|Leslie Dala - 12 March 2023
Walking with trombonist Jeremy Berkman after last night’s Yarilo concert at the Orpheum Annex, he asked me what I had come out after the experience.
My favourite Isolation Commission (#81) by Jeremy Berkman (inside an underground parking lot)
About the architecture of the Orpheum Annex & Pyatt Hall. Bingham and Hill Architects
I told him about the Bishop of Hippo, St. Augustine who had an interesting theory about music:
Augustine explained that when one listened to music one would hear a note in the past, listen to it in the present and predict the next note in the future. Of course we could state here that Augustine had no concept of atonal music.
And that is why I went to the fine three composer concert of very new music. I was not in my St. Augustine comfort zone at a concert of 19th century music at the Orpheum. At my ripe age of 80 I think I must still face challenges.
But I had a second reason for attending the concert with my graphic designer friend Graham Walker. Because he is Scottish he insists in pronouncing baroque “barock”. Going to a Yarilo concert on my own, even though I was sitting next to composer John Oliver, would be alienating. Going with a friend makes it palatable and fun.
That second reason was to watch and listen to my fave Vancouver pianist Jane Hayes treat her piano like the percussion instrument it is.
My joke as to why she was third in the program is that had she been earlier and demolished the piano, the other pianists would have been at a loss.
It was most pleasant to meet up (my first time) with Mexico City oboist Gerónimo Mendoza.
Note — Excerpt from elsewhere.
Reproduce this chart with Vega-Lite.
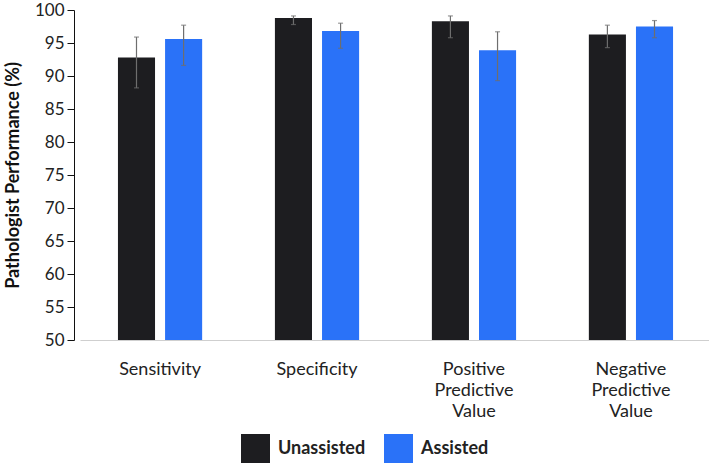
{
  "$schema": "https://vega.github.io/schema/vega-lite/v6.json",
  "width": 631,
  "height": 330,
  "padding": {"left": 4, "top": 1, "right": 0, "bottom": 0},
  "background": "white",
  "data": {
    "values": [
      {"metric": "Sensitivity", "group": "Unassisted", "value": 92.8, "lo": 88.2, "hi": 95.9},
      {"metric": "Sensitivity", "group": "Assisted", "value": 95.6, "lo": 91.6, "hi": 97.7},
      {"metric": "Specificity", "group": "Unassisted", "value": 98.8, "lo": 97.8, "hi": 99.1},
      {"metric": "Specificity", "group": "Assisted", "value": 96.8, "lo": 94.2, "hi": 98.0},
      {"metric": "Positive Predictive Value", "group": "Unassisted", "value": 98.3, "lo": 95.8, "hi": 99.1},
      {"metric": "Positive Predictive Value", "group": "Assisted", "value": 93.9, "lo": 89.3, "hi": 96.7},
      {"metric": "Negative Predictive Value", "group": "Unassisted", "value": 96.3, "lo": 94.3, "hi": 97.7},
      {"metric": "Negative Predictive Value", "group": "Assisted", "value": 97.5, "lo": 95.8, "hi": 98.4}
    ]
  },
  "encoding": {
    "x": {
      "field": "metric",
      "type": "nominal",
      "sort": ["Sensitivity", "Specificity", "Positive Predictive Value", "Negative Predictive Value"],
      "scale": {"paddingInner": 0.4, "paddingOuter": 0.21},
      "axis": {
        "title": null,
        "labelAngle": 0,
        "labelExpr": "split(datum.label, ' ')",
        "labelFont": "Lato",
        "labelFontSize": 18,
        "labelColor": "#222222",
        "labelPadding": 20,
        "labelLineHeight": 21,
        "ticks": false,
        "domainColor": "#cfcfcf",
        "grid": false
      }
    },
    "xOffset": {
      "field": "group",
      "type": "nominal",
      "sort": ["Unassisted", "Assisted"],
      "scale": {"paddingInner": 0.213, "paddingOuter": 0.106}
    }
  },
  "layer": [
    {
      "mark": {"type": "bar"},
      "encoding": {
        "y": {
          "field": "value",
          "type": "quantitative",
          "scale": {"domain": [50, 100], "zero": false, "nice": false},
          "axis": {
            "title": "Pathologist Performance (%)",
            "titleFont": "Lato",
            "titleFontSize": 18,
            "titleFontWeight": "bold",
            "titleColor": "#111111",
            "titlePadding": 12,
            "offset": 6,
            "values": [50, 55, 60, 65, 70, 75, 80, 85, 90, 95, 100],
            "labelOverlap": false,
            "labelFont": "Lato",
            "labelFontSize": 17,
            "labelPadding": 3,
            "labelColor": "#222222",
            "domainColor": "#111111",
            "tickColor": "#111111",
            "tickSize": 7,
            "grid": false
          }
        },
        "y2": {"datum": 50},
        "color": {
          "field": "group",
          "type": "nominal",
          "sort": ["Unassisted", "Assisted"],
          "scale": {"domain": ["Unassisted", "Assisted"], "range": ["#1d1d20", "#2a72f8"]},
          "legend": {
            "title": null,
            "orient": "none",
            "direction": "horizontal",
            "legendX": 161,
            "legendY": 424,
            "symbolType": "square",
            "symbolSize": 841,
            "symbolStrokeWidth": 0,
            "symbolOpacity": 1,
            "labelFont": "Lato",
            "labelFontSize": 18,
            "labelFontWeight": "bold",
            "labelColor": "#222222",
            "labelOffset": 8,
            "columnPadding": 18
          }
        }
      }
    },
    {
      "mark": {"type": "rule", "color": "#6e6e6e", "strokeWidth": 1.2},
      "encoding": {
        "y": {
          "field": "lo",
          "type": "quantitative",
          "axis": {
            "title": "Pathologist Performance (%)",
            "titleFont": "Lato",
            "titleFontSize": 18,
            "titleFontWeight": "bold",
            "titleColor": "#111111",
            "titlePadding": 12,
            "offset": 6,
            "values": [50, 55, 60, 65, 70, 75, 80, 85, 90, 95, 100],
            "labelOverlap": false,
            "labelFont": "Lato",
            "labelFontSize": 17,
            "labelPadding": 3,
            "labelColor": "#222222",
            "domainColor": "#111111",
            "tickColor": "#111111",
            "tickSize": 7,
            "grid": false
          }
        },
        "y2": {"field": "hi"}
      }
    },
    {
      "mark": {"type": "tick", "color": "#6e6e6e", "size": 5, "thickness": 1.2},
      "encoding": {
        "y": {
          "field": "hi",
          "type": "quantitative",
          "axis": {
            "title": "Pathologist Performance (%)",
            "titleFont": "Lato",
            "titleFontSize": 18,
            "titleFontWeight": "bold",
            "titleColor": "#111111",
            "titlePadding": 12,
            "offset": 6,
            "values": [50, 55, 60, 65, 70, 75, 80, 85, 90, 95, 100],
            "labelOverlap": false,
            "labelFont": "Lato",
            "labelFontSize": 17,
            "labelPadding": 3,
            "labelColor": "#222222",
            "domainColor": "#111111",
            "tickColor": "#111111",
            "tickSize": 7,
            "grid": false
          }
        }
      }
    },
    {
      "mark": {"type": "tick", "color": "#6e6e6e", "size": 5, "thickness": 1.2},
      "encoding": {
        "y": {
          "field": "lo",
          "type": "quantitative",
          "axis": {
            "title": "Pathologist Performance (%)",
            "titleFont": "Lato",
            "titleFontSize": 18,
            "titleFontWeight": "bold",
            "titleColor": "#111111",
            "titlePadding": 12,
            "offset": 6,
            "values": [50, 55, 60, 65, 70, 75, 80, 85, 90, 95, 100],
            "labelOverlap": false,
            "labelFont": "Lato",
            "labelFontSize": 17,
            "labelPadding": 3,
            "labelColor": "#222222",
            "domainColor": "#111111",
            "tickColor": "#111111",
            "tickSize": 7,
            "grid": false
          }
        }
      }
    }
  ],
  "config": {"view": {"stroke": null}}
}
Because I lived there for many years we are both what in Mexico they call chilangos (inhabitants of Mexico D.F.).
I took a few photographs of Leslie Dala with a slow shutter. I wanted to make him look like a humming bird. You see a humming bird and then you don’t. My belief is that few in his family can ever see him because of his busy schedule.
As a photographer I have always laughed at art speak. My program had the following on Giya Kancheli’s Valse Boston:
Allen Gimbal of the American Record Guide writes that “Valse Boston” revolves ( slowly) around a waltz topic, its trilled cadential figure adding a somnambulistic flavour to the the nightmarish proceedings. Again, the pensive soliloquy is often intensified by pounding clusters, but these passages grow out of the gray verdure like black weeds and seem to end up blending into the general darkness…” Iit has also been described as a surrealistic tableau of nostalgic melodies and blurred harmonies that are increasingly disrupted by violent clusters and strident tutti; these savage interruptions turn the piece’s atmospheric dream into a harsh and painful nightmare.”
Even the Bishop of Hippo would have a hard time understanding that.